How long have you had Ducky?

If it`s only been a couple of days, from my own experiences so far.....it took my Betta Lamai about 3/4 days before he began to adventure out into the tank. He also stayed pretty much tight to the walls behind the filter or the heater with his fins close to his body....basically looking miserable. I planted the back of the tank with dense plants to encourage him out and it seems to have worked.

However, my other Betta Chimlin was quiet, hiding away and also quite miserable, I made the mistake of thinking he too was just stressed and needed some settling in time.....I was wrong! It turns out that Chimlin has ich/whitespot quite badly.
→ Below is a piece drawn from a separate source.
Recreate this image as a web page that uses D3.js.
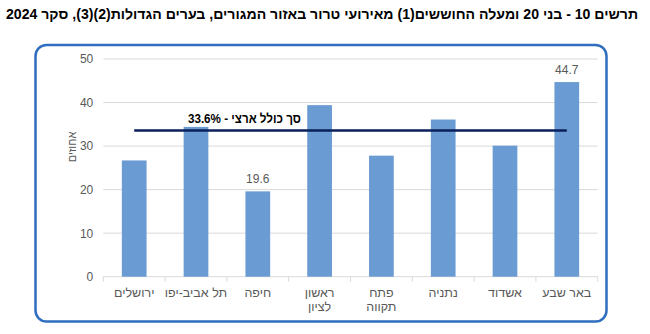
<!DOCTYPE html>
<html><head><meta charset="utf-8">
<script src="https://cdn.jsdelivr.net/npm/d3@7"></script>
<style>
html,body{margin:0;padding:0;background:#fff;}
svg{display:block;font-family:"Liberation Sans",Arial,sans-serif;}
</style></head>
<body>
<svg id="c" width="650" height="334"></svg>
<script>
const categories = ["ירושלים","תל אביב-יפו","חיפה","ראשון לציון","פתח תקווה","נתניה","אשדוד","באר שבע"];
const categoryLines = [["ירושלים"],["תל אביב-יפו"],["חיפה"],["ראשון","לציון"],["פתח","תקווה"],["נתניה"],["אשדוד"],["באר שבע"]];
const values = [26.7, 34.4, 19.6, 39.4, 27.8, 36.1, 30.1, 44.7];
const labelledValues = [2, 7];
const nationalTotal = 33.6;
const yTicks = [0, 10, 20, 30, 40, 50];
const titleText = "תרשים 10 - בני 20 ומעלה החוששים(1) מאירועי טרור באזור המגורים, בערים הגדולות(2)(3), סקר 2024";
const yTitle = "אחוזים";
const totalLabel = "סך כולל ארצי - 33.6%";

const svg = d3.select("#c");

// title
svg.append("text").attr("x", 322).attr("y", 19)
  .attr("direction", "rtl").attr("text-anchor", "middle")
  .attr("font-size", 14).attr("font-weight", "bold").attr("fill", "#000")
  .attr("textLength", 632).attr("lengthAdjust", "spacingAndGlyphs")
  .text(titleText);

// frame
svg.append("rect").attr("x", 35.5).attr("y", 45).attr("width", 571).attr("height", 276.5)
  .attr("rx", 11).attr("fill", "none").attr("stroke", "#2f6ebe").attr("stroke-width", 2.5);

const x = d3.scaleBand().domain(categories).range([103.3, 597.7]).paddingInner(0.6).paddingOuter(0.3);
const y = d3.scaleLinear().domain([0, 50]).range([276.7, 59]);

// gridlines
svg.append("g").selectAll("line").data(yTicks.filter(d => d > 0)).join("line")
  .attr("x1", 103.3).attr("x2", 597.7)
  .attr("y1", d => y(d)).attr("y2", d => y(d))
  .attr("stroke", "#d9d9d9").attr("stroke-width", 1);

// y axis labels
const yAxis = d3.axisLeft(y).tickValues(yTicks).tickSize(0).tickPadding(10);
const yg = svg.append("g").attr("transform", "translate(103.3,0)").call(yAxis);
yg.select(".domain").remove();
yg.selectAll("text").attr("font-size", 12).attr("fill", "#595959").attr("font-family", "Liberation Sans, Arial, sans-serif");

// x axis
const step = x.step();
const xAxisG = svg.append("g");
xAxisG.append("line").attr("x1", 103.3).attr("x2", 597.7).attr("y1", y(0)).attr("y2", y(0))
  .attr("stroke", "#d9d9d9").attr("stroke-width", 1);
const boundaries = d3.range(categories.length + 1).map(i => x.range()[0] + i * step);
xAxisG.selectAll("line.tk").data(boundaries).join("line").attr("class", "tk")
  .attr("x1", d => d).attr("x2", d => d).attr("y1", y(0)).attr("y2", y(0) + 5)
  .attr("stroke", "#d9d9d9").attr("stroke-width", 1);

// bars
svg.append("g").selectAll("rect").data(values).join("rect")
  .attr("x", (d, i) => x(categories[i]))
  .attr("width", x.bandwidth())
  .attr("y", d => y(d))
  .attr("height", d => y(0) - y(d))
  .attr("fill", "#6a9bd2");

// value labels
svg.append("g").selectAll("text").data(labelledValues).join("text")
  .attr("x", i => x(categories[i]) + x.bandwidth() / 2)
  .attr("y", i => y(values[i]) - 8)
  .attr("text-anchor", "middle").attr("font-size", 12).attr("fill", "#595959")
  .text(i => values[i].toFixed(1));

// category labels
const cl = svg.append("g").selectAll("text").data(categoryLines).join("text")
  .attr("text-anchor", "middle").attr("font-size", 12.5).attr("fill", "#595959")
  .attr("direction", "rtl");
cl.each(function(lines, i) {
  const cx = x(categories[i]) + x.bandwidth() / 2;
  d3.select(this).selectAll("tspan").data(lines).join("tspan")
    .attr("x", cx).attr("y", (d, j) => 297 + j * 14).text(d => d);
});

// national total line
const x1 = x(categories[0]) + x.bandwidth() / 2;
const x2 = x(categories[categories.length - 1]) + x.bandwidth() / 2;
svg.append("line").attr("x1", x1).attr("x2", x2)
  .attr("y1", y(nationalTotal)).attr("y2", y(nationalTotal))
  .attr("stroke", "#0b1f5a").attr("stroke-width", 2.5);
svg.append("text")
  .attr("x", x(categories[2]) - 1).attr("y", y(nationalTotal) - 7.5)
  .attr("text-anchor", "middle").attr("direction", "rtl")
  .attr("font-size", 13).attr("font-weight", "bold").attr("fill", "#000")
  .attr("textLength", 113).attr("lengthAdjust", "spacingAndGlyphs")
  .text(totalLabel);

// y title
svg.append("text").attr("transform", "translate(75.5,147) rotate(-90)")
  .attr("text-anchor", "middle").attr("font-size", 11).attr("fill", "#595959")
  .attr("direction", "rtl")
  .text(yTitle);
</script>
</body></html>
I shouldn`t have dismissed the fact he was quiet and hiding away so easily.

Have you been able to have a good look at Ducky to see if there`s anything that may show he`s poorly or suffering with anything?

It may be that he`s still settling in but I have no doubt others here will be able to give you much better advice from experience than I could.

Lise x


----------



## aunt kymmie (Jun 2, 2008)

What temp are you keeping Ducky's tank?? Sometimes being too cold will cause a betta to be lethargic and not move around much...


----------



## jtfyeung (Apr 27, 2009)

tyx guys for the replies. um...turns out he was just not adapted to the new home yet. but actually weirdly, i finally bought a 10gal for him 2day, just moved him in a couple hours ago along with his old water. and he's swimming everywhere now haha.


----------



## silverd (Apr 28, 2009)

I think it just depends on the personality  glad he found his home! My first Betta never did like his 3 gallon tank, but my 2nd loves it!


----------



## whitedevil (Apr 24, 2009)

mine goes all over the tank but behind the heater, a big rock and the filter is where he is most content, I think its because they have a better overview of where they are and where others are.

Its normal.


----------



## jtfyeung (Apr 27, 2009)

i see....but ya, i think he's still looking around x]


----------